Work Begins On Sewage Treatment Plant
Work Begins On Sewage Treatment Plant
Date: Fri 29-Mar-1996
Publication: Bee
Author: ANDYG
Quick Words:
sewers-treatment-FHH
Full Text:
with cut: Work Begins On Sewage Treatment Plant
BY ANDREW GOROSKO
A small army of bright yellow earthmoving machines is clambering across a
verdant hillside on the Fairfield Hills grounds, near the Pootatuck River.
These powerful machines will be used by workmen building the central component
of the town's sewer system - a wastewater treatment plant.
In normal cases, sewage treatment plants are the first component of a sewer
system to be built. But in Newtown's case, the site selected for the plant was
considered to be of archaeological significance, so work on the plant was
delayed until archaeologists could do test excavations in the area. While the
archaeological work proceeded, sewer line installation took place on the
periphery of the sewer system, on Taunton Lake Drive, Diamond Drive, Hanover
Road and West Street, among other places.
After digging test pits at the sewage treatment plant site, the archaeologists
recovered representative Native American artifacts dating from the Late
Archaic period, some 4,000 years ago. The stone projectile points recovered
were what the archaeologists had expected to find, given the lay of the land.
The artifacts indicated the Native Americans had recurring seasonal
occupations at the site.
The Public Archaeology Survey Team (PAST) decided that certain sections of the
site would remain undisturbed during sewage plant construction. Those
undisturbed areas may be excavated for archaeological research in the future.
The million-gallon-per-day sewage treatment plant will be used by both the
town and by state facilities located at Fairfield Hills. The town has reserved
one-third of the wastewater treatment capacity for itself, with the state
receiving the remainder. The state will close its existing sewage plant at
Fairfield Hills when the new plant opens.
The town's Water Pollution Control Authority (WPCA) last December chose C.H.
Nickerson and Company, Inc, of Torrington as the general contractor for the
sewage plant project. At $8,795,300, Nickerson submitted the lowest qualified
bid for the construction work. Eight firms submitted bids on the job.

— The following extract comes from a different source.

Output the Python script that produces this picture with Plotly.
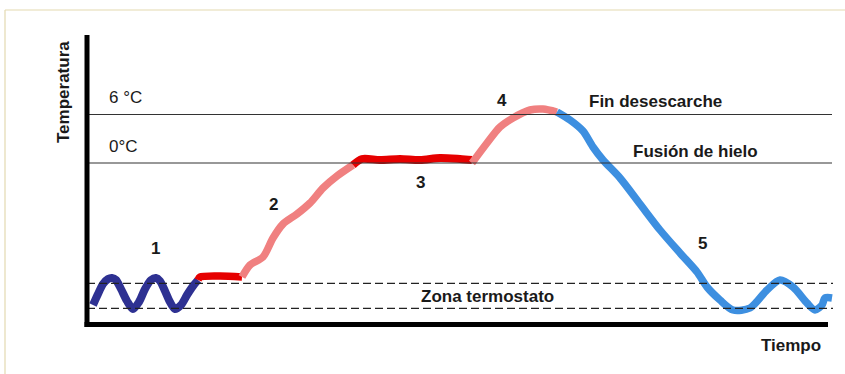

The force of gravity is the simplest way to get sewage to flow to a treatment
plant. But for topographical reasons, four, and possibly five, sewage pumping
stations will be built to make the system function in its hilly New England
setting. The pumping stations will be built at low points on the periphery of
the sewer system.
Site Clearing
"We're just clearing the site," said John Whitten as he reviewed a voluminous
set of blueprints depicting how the sewage treatment plant will be built. Mr
Whitten is the chief sewer project inspector for Fuss and O'Neill, Inc, the
Manchester-based consulting civil engineers who designed the sewer system for
the town.
The plant will provide three separate stages of wastewater treatment and be
able to cleanse one million gallons of sewage daily before discharging it into
the Pootatuck River. Accumulated caked waste solids, known as sludge, will be
separated from the wastewater and disposed of separately.
Nickerson has 540 days to build the sewage plant, putting its completion date
in September 1997.
To get to the construction site now, one must follow a circuitous route over
the Fairfield Hills grounds. But when the plant is completed, access will be
provided via an extension of the dead-end Commerce Road over Tom Brook, a
tributary of the Pootatuck River.
Sewage treatment plants are designed for the area they will serve and are "not
off-the-shelf type of stuff," said Mr Whitten. "Every plant is built
differently."
Nickerson will do the bulk of the construction work at the site with
subcontractors used for some jobs there. An estimated 5,000 cubic yards of
earth materials will be trucked from the site in preparation for construction.
The treatment plant site, when viewed from above, looks roughly like a bow
tie. The two sections of the site that tuck inward those areas designated by
the archaeologists to be left undisturbed during construction.
The site has been planned so that additional construction could expand the
sewage plant to handle two millions gallons of wastewater daily in the future,
if needed.
The town is building a $30.4-million sewer system to rectify longstanding
groundwater pollution problems caused by failing septic systems in the
Borough, Taunton Pond North, and Sandy Hook Center. The town's construction
project follows the issuance of a pollution abatement permit by the state
Department of Environmental Protection.